# START OF RECORDS FOR THE TASK
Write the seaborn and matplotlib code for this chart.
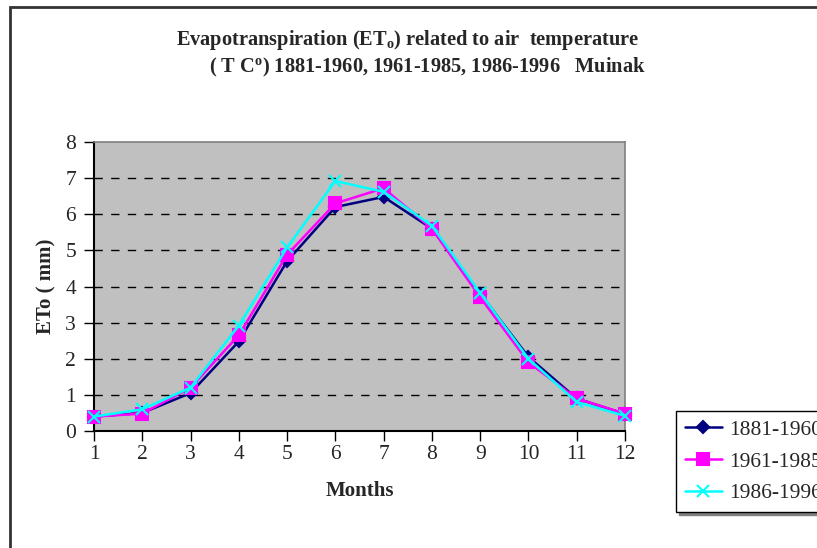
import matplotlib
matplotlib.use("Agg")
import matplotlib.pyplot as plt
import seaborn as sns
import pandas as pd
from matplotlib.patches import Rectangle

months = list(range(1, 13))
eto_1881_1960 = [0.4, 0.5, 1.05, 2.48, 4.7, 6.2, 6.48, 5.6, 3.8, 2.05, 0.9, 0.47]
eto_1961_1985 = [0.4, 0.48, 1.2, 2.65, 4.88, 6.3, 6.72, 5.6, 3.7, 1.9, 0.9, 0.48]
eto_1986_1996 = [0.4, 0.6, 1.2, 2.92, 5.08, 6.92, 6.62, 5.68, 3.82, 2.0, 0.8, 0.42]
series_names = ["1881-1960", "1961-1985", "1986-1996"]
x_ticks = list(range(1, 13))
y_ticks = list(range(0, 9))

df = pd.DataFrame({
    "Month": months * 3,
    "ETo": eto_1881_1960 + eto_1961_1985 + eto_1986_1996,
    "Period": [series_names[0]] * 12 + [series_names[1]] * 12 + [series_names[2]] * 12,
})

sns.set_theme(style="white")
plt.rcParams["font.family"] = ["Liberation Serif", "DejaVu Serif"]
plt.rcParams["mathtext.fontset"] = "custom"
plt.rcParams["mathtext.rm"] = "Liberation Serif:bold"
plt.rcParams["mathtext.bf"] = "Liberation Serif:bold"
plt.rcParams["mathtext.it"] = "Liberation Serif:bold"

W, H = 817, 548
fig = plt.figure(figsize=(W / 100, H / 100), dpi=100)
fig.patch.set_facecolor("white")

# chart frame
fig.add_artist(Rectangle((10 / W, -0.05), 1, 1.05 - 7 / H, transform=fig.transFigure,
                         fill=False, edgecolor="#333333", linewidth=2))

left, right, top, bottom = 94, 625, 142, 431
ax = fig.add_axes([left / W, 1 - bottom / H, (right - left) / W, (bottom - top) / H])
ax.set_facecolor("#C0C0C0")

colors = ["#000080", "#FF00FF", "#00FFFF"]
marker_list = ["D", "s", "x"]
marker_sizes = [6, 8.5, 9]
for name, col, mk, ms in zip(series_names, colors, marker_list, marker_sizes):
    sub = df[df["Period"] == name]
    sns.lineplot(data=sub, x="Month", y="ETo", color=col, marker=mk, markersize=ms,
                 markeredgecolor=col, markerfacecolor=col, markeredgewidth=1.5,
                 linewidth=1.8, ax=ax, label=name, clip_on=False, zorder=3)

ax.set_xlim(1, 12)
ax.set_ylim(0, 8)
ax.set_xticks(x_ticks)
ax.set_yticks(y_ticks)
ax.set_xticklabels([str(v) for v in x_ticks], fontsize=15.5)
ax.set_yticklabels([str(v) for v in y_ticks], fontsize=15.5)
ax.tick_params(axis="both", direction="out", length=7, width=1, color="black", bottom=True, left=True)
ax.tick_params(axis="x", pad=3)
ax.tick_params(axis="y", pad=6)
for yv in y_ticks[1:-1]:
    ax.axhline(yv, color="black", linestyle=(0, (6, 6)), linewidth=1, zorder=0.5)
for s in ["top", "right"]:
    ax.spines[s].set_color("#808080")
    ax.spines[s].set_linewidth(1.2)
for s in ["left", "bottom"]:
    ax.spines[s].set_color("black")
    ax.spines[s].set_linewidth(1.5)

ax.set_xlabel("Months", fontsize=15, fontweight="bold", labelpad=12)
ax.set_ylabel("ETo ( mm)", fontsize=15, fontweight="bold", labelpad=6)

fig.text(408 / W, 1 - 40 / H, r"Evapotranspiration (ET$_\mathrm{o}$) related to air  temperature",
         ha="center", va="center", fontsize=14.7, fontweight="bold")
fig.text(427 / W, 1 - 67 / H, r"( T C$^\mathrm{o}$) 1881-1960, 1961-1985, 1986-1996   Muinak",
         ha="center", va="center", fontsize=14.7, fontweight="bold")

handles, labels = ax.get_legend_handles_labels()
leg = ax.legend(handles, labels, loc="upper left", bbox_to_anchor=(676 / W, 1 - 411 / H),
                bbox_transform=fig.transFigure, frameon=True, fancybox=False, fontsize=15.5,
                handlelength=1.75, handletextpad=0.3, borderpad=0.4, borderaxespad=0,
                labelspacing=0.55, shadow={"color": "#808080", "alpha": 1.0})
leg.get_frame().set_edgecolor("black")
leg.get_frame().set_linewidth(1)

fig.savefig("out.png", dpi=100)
# END OF RECORDS FOR THE TASK
# START OF RECORDS FOR THE TASK
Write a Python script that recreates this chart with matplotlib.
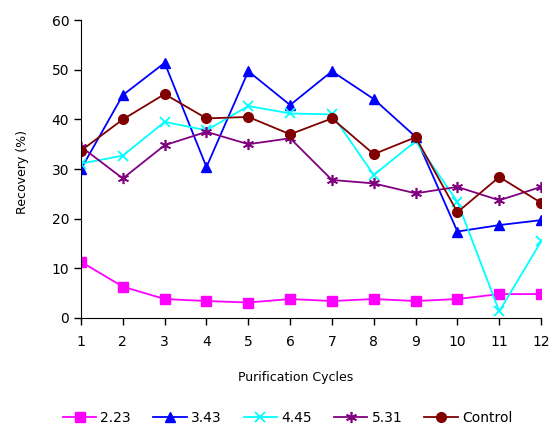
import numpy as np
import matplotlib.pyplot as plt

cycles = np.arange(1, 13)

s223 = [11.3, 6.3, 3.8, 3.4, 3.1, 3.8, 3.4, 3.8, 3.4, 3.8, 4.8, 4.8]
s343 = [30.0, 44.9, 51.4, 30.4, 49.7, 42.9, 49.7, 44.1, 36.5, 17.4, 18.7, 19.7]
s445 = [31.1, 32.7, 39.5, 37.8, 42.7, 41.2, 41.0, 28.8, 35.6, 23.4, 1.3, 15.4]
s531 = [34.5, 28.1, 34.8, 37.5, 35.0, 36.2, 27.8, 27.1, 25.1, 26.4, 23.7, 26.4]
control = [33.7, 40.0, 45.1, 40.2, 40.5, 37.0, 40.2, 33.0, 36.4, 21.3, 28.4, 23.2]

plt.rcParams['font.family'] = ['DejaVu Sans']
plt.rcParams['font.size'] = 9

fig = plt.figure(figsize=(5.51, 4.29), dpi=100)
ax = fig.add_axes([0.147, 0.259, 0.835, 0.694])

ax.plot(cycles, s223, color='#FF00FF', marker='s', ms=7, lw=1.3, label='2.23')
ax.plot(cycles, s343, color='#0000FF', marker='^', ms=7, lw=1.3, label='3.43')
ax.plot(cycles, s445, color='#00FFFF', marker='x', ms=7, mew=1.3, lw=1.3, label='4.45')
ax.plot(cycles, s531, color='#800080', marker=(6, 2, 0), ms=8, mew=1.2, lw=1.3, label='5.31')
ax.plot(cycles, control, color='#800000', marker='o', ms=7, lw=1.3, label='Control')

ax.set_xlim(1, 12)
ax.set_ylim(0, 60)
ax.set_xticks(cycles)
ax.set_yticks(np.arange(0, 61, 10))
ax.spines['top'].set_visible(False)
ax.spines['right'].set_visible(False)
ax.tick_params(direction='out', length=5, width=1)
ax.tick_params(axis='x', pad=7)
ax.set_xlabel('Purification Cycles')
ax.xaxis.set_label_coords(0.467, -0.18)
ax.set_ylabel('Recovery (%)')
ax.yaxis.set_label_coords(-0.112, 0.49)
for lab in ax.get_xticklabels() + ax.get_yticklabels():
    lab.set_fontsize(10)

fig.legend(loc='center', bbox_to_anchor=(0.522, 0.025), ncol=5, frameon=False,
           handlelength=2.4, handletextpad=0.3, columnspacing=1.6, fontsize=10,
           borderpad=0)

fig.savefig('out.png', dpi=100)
# END OF RECORDS FOR THE TASK
# START OF RECORDS FOR THE TASK
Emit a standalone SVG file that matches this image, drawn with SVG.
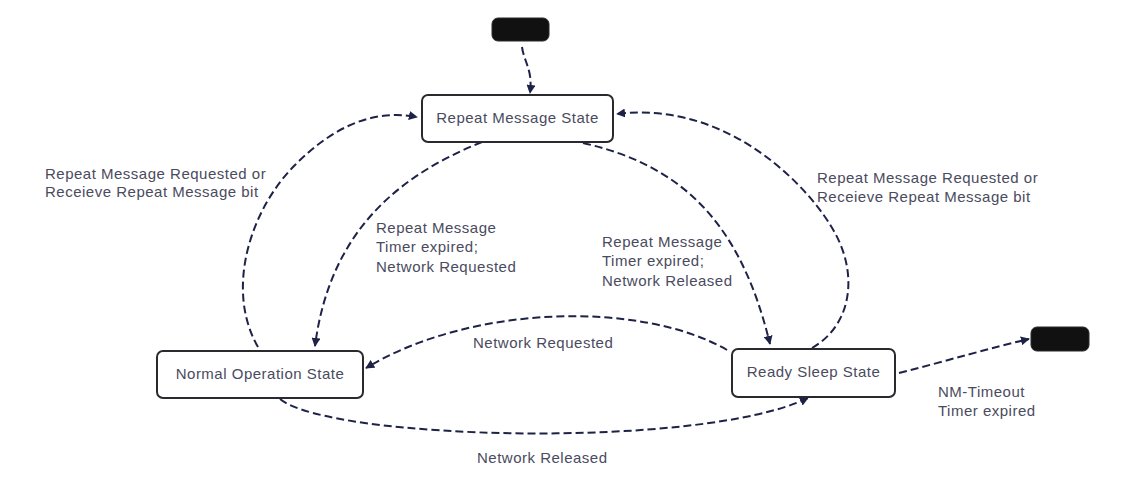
# END OF RECORDS FOR THE TASK
* _PROBLEM TO SOLVE_
Copy the lines above exactly, starting with the line that contains "Write a Python" and ending with the line that contains "fig.savefig('out.png', dpi=100)", and leave out any pictures.

* _SOLUTION TO THE PROBLEM_
Write a Python script that recreates this chart with matplotlib.
import numpy as np
import matplotlib.pyplot as plt

cycles = np.arange(1, 13)

s223 = [11.3, 6.3, 3.8, 3.4, 3.1, 3.8, 3.4, 3.8, 3.4, 3.8, 4.8, 4.8]
s343 = [30.0, 44.9, 51.4, 30.4, 49.7, 42.9, 49.7, 44.1, 36.5, 17.4, 18.7, 19.7]
s445 = [31.1, 32.7, 39.5, 37.8, 42.7, 41.2, 41.0, 28.8, 35.6, 23.4, 1.3, 15.4]
s531 = [34.5, 28.1, 34.8, 37.5, 35.0, 36.2, 27.8, 27.1, 25.1, 26.4, 23.7, 26.4]
control = [33.7, 40.0, 45.1, 40.2, 40.5, 37.0, 40.2, 33.0, 36.4, 21.3, 28.4, 23.2]

plt.rcParams['font.family'] = ['DejaVu Sans']
plt.rcParams['font.size'] = 9

fig = plt.figure(figsize=(5.51, 4.29), dpi=100)
ax = fig.add_axes([0.147, 0.259, 0.835, 0.694])

ax.plot(cycles, s223, color='#FF00FF', marker='s', ms=7, lw=1.3, label='2.23')
ax.plot(cycles, s343, color='#0000FF', marker='^', ms=7, lw=1.3, label='3.43')
ax.plot(cycles, s445, color='#00FFFF', marker='x', ms=7, mew=1.3, lw=1.3, label='4.45')
ax.plot(cycles, s531, color='#800080', marker=(6, 2, 0), ms=8, mew=1.2, lw=1.3, label='5.31')
ax.plot(cycles, control, color='#800000', marker='o', ms=7, lw=1.3, label='Control')

ax.set_xlim(1, 12)
ax.set_ylim(0, 60)
ax.set_xticks(cycles)
ax.set_yticks(np.arange(0, 61, 10))
ax.spines['top'].set_visible(False)
ax.spines['right'].set_visible(False)
ax.tick_params(direction='out', length=5, width=1)
ax.tick_params(axis='x', pad=7)
ax.set_xlabel('Purification Cycles')
ax.xaxis.set_label_coords(0.467, -0.18)
ax.set_ylabel('Recovery (%)')
ax.yaxis.set_label_coords(-0.112, 0.49)
for lab in ax.get_xticklabels() + ax.get_yticklabels():
    lab.set_fontsize(10)

fig.legend(loc='center', bbox_to_anchor=(0.522, 0.025), ncol=5, frameon=False,
           handlelength=2.4, handletextpad=0.3, columnspacing=1.6, fontsize=10,
           borderpad=0)

fig.savefig('out.png', dpi=100)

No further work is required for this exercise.